Stated exercise:
Repeat exactly the lines from the start through the line with "(0,0) rectangle (1041,624);", both ends included.

Supplied information:
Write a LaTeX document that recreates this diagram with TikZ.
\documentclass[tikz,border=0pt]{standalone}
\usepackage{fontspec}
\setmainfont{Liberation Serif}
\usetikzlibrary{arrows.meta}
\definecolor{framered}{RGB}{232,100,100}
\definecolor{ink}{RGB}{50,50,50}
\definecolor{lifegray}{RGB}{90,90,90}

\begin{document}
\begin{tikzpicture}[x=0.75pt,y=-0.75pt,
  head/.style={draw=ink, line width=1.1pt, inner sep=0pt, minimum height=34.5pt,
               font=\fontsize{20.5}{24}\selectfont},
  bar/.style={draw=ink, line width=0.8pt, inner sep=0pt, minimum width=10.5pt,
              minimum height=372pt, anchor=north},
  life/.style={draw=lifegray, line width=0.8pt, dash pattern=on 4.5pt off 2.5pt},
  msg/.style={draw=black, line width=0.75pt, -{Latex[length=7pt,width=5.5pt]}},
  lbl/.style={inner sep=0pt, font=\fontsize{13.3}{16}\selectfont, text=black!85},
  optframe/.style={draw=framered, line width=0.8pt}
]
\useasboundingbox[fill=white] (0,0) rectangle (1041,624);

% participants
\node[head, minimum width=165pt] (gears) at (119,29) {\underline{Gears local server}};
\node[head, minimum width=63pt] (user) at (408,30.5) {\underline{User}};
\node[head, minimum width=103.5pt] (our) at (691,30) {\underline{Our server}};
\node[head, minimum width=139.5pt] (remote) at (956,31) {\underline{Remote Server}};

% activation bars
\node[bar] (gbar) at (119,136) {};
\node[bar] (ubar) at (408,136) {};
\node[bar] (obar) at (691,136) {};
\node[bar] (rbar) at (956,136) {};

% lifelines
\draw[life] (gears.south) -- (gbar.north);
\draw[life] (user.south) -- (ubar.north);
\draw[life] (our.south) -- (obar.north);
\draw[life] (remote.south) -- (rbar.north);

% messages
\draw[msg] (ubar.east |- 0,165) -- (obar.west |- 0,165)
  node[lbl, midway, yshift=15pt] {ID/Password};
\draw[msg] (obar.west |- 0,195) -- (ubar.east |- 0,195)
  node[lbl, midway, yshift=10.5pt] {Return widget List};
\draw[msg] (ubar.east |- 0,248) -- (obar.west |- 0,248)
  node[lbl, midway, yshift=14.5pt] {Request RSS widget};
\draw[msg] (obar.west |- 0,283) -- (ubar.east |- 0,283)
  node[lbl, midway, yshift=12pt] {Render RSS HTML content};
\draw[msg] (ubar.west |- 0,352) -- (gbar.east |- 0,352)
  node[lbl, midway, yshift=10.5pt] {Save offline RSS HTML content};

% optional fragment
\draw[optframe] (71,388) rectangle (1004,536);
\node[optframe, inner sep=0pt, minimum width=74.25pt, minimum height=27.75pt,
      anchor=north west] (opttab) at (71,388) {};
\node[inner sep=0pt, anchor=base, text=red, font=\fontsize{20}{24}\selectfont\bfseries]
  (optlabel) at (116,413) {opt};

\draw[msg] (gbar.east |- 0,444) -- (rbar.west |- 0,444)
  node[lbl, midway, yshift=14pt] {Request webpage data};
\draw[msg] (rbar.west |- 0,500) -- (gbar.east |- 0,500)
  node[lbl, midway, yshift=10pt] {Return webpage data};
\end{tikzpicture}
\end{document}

The output:
Write a LaTeX document that recreates this diagram with TikZ.
\documentclass[tikz,border=0pt]{standalone}
\usepackage{fontspec}
\setmainfont{Liberation Serif}
\usetikzlibrary{arrows.meta}
\definecolor{framered}{RGB}{232,100,100}
\definecolor{ink}{RGB}{50,50,50}
\definecolor{lifegray}{RGB}{90,90,90}

\begin{document}
\begin{tikzpicture}[x=0.75pt,y=-0.75pt,
  head/.style={draw=ink, line width=1.1pt, inner sep=0pt, minimum height=34.5pt,
               font=\fontsize{20.5}{24}\selectfont},
  bar/.style={draw=ink, line width=0.8pt, inner sep=0pt, minimum width=10.5pt,
              minimum height=372pt, anchor=north},
  life/.style={draw=lifegray, line width=0.8pt, dash pattern=on 4.5pt off 2.5pt},
  msg/.style={draw=black, line width=0.75pt, -{Latex[length=7pt,width=5.5pt]}},
  lbl/.style={inner sep=0pt, font=\fontsize{13.3}{16}\selectfont, text=black!85},
  optframe/.style={draw=framered, line width=0.8pt}
]
\useasboundingbox[fill=white] (0,0) rectangle (1041,624);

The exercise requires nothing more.